Sunday, February 6th, 2011

written this morning at church

I am “between churches” right now. After many weeks and months of prayer, I left my previous “church home”, the place that was my church home for some twenty years prior. I don’t miss my old church a bit. Though change is sometimes painful, this change was a relief. However, it has brought about some unique challenges.

I think being without a church home has given me a unique perspective on the church in America. It is different and strange to be amongst this group of people and to know none of them. I wonder what their stories are- what are their struggles, their fears, their passions. What does church mean to them?

I am sitting off to the side of this large Sunday School class, in this room filled with my peers. I actually don’t feel uncomfortable, although that may be just me. I have no desire, though, to throw myself into this group of strangers. I should, I suppose, but I already feel somewhat overwhelmed. Perhaps next week.

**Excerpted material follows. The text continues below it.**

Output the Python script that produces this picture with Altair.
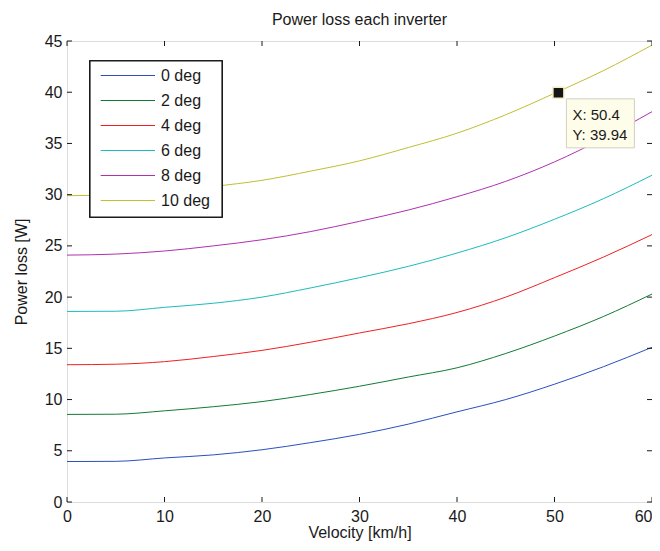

It is odd to be in this position of no responsibility. At my old church, there were so many pieces of the services that were entirely dependent on me, as no one else in the church possessed the knowledge necessary. Here, my presence (or lack thereof) effects the service little. Yet there is a relief in that also. I no longer have to stay up most of the night Saturday and into the wee hours of Sunday morning. I no longer have to arrive at church two or more hours prior to the service to prepare the audiovisuals. I no longer have to miss Sunday School every single week for the same reason. I no longer have to devote my Sunday afternoons, and sometimes my Mondays, Tuesdays, and Wednesdays, to the church’s technical needs. All these must be a sacrifice; when they are not a sacrifice, they are a burden.

I’d like to get to know these people, although I am nonetheless cautious. I suspect that these are good people, yet trust is earned. I’ve been burned too many times before to trust easily. Yet I think I would enjoy a future here.

Strange churches are scary places. It is a shame that the “church” as a whole has transformed all churches into places where a stranger cannot be comfortable- where a stranger is a stranger regardless of their beliefs or kinship in the body of Christ. One cannot relax in a particular church until one is assured that this church is a place where one can be vulnerable in an environment of safety and security.

Indeed, history shows that the church will not be brought down by forces outside the church, but rather by dissension within the church. We are our own worst enemy.